Is there anything like the Xwiki-feed-plugin except that instead of fetching
a feed, it would fetch an HTML document via HTTP, returning a DOM structure
that can be scanned or filtered by API-calls, e.g.:
$fetchedDom = $xwiki.FetchPlugin.getDocumentDOM("http://nielsmayer.com")
$images = $fetchedDom.getImgList()
$media = $fetchedDom.getAnchorHREFsByExtension([".mp3", ".mv4",
".mp4"])
$content = $fetchedDom.getDivListById(['xwikicontent, 'container',
'content'])
Since this would happen on the server, you'd probably need to "fake" being
a
real browser (or just capture the user's browser configuration and pass it
via the call to the hypothetical "getDocumentDOM()" in order to capture an
accurate scraped representation of a modern site.)
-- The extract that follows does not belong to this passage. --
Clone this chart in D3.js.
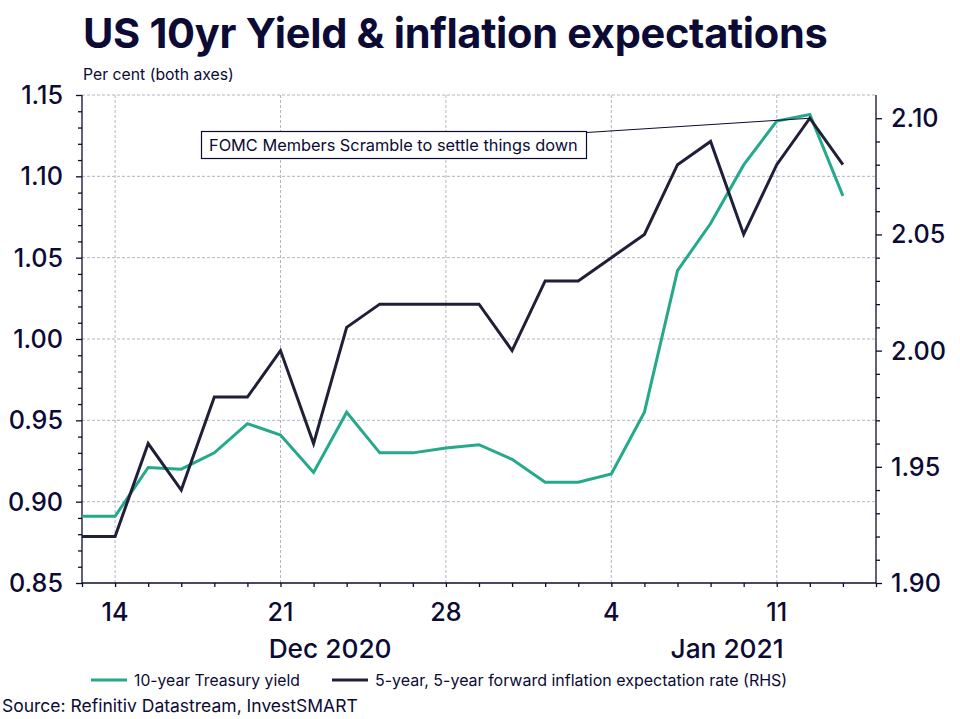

The existing examples I've seen store an Xwiki document in the database
first. I was hoping there was an "in memory" option that would allow for the
document to be maintained in the app's context for long enough to process
the remaining stream of plugin calls such as "getDivListById()" or
"getAnchorHREFsByExtension()" and then appropriately dispose the DOM when no
longer referenced, via garbage collection. Maybe compared to the
implementation headaches -- of retrieving a potentially large document into
memory incrementally, parsing it into a DOM incrementally, making that
available in the context, etc -- maybe I should just write the damn document
into the database, scrape it, and delete it.
Since I would use Xwiki to store a JSON "scrape" of the document in the DB
(as a xwiki doc), I could store it in XWiki.JavaScriptExtension[0] of the
retrieved document, and then just delete the wiki-contents after
scraping.... So actually, if anybody has any suggestions for "scraping" with
a retrieved document, stored as Xwiki doc, please, suggest as well! This
seems like an area potentially fraught with peril that many people have
already dealt with, so I would appreciate advice.
Thanks,
Niels
http://nielsmayer.com